We can create a segment of value 2 with two segments of value 1, placed at the left an right side of a center of symmetry. We have created a new number, the number 2, perfectly coherent with our referential unity. But if we want to combine the segments 1 and 2, we have a problem. We can not set the center of the mirror symmetry between the segments 1 and 2, it will be always a larger side. But we can create a new number, the number 3, based on the referential segment 1. We can set one segment 1 on the middle of a left and a right segments 1. We have created a new referential segment based on the unity. That’s the way which create prime numbers in. Numbers are not purely abstract entities, they represent symmetry.

We can build a referential square 1 on our referential segment 1, and we determine in an abstract way, that the space inside of that square has the value 1. We also have created, being aware or not, a specific center of symmetry in that referential square. But when we trace the hypothenuse inside of it, we get a segment that is not related to our referential symmetry. And here the disproportion can not be saved with the unity because the disproportion has appeared inside of the referential unity himself, the square of area 1 based on the segment of length 1 based on the quantity number 1.]
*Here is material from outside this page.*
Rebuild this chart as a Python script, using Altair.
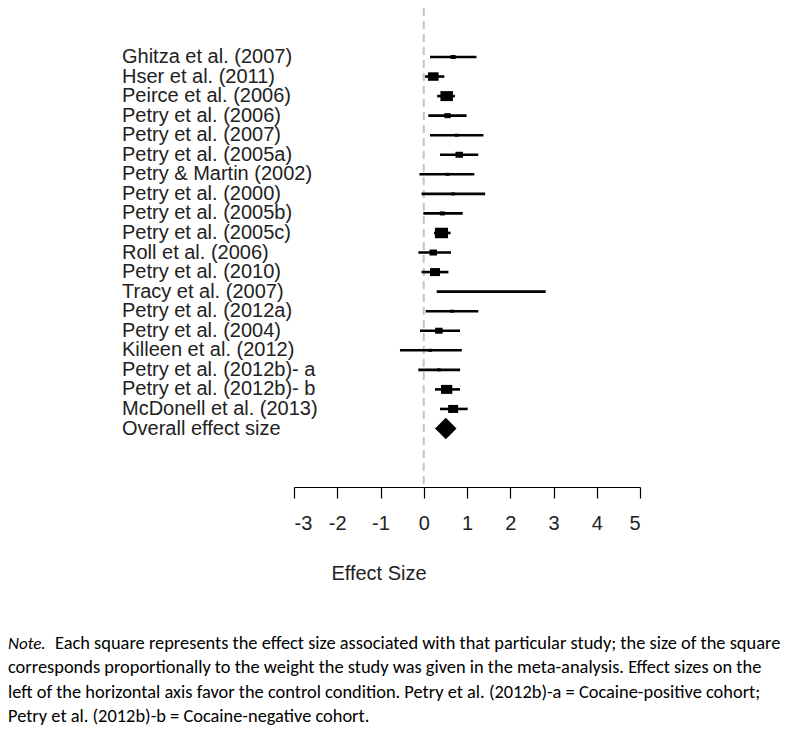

In this sense I think the non-Euclidean geometries, as they work with curved lines, are building their parallels by using two different planes related to different kind of referential metrics, the rational and the irrational ones. And that violates the Euclidean definition of parallel which is related to a unique plane. In that sense, Non-euclidean geometries are not contrary to the fifth postulate but do not follow the Euclidean definitions.

In the case of the sphere with curved lines converging at its poles the plane section of sphere is displaced toward up or down to draw the next parallel and it also implies to introduce another plane on the space.

I think non-Euclidean geometries are working with different planes – the rational and the irrational one – on static spaces, or with several planes on periodically variable – expanding and contracting spaces which also implies to work with the temporary “dimension”.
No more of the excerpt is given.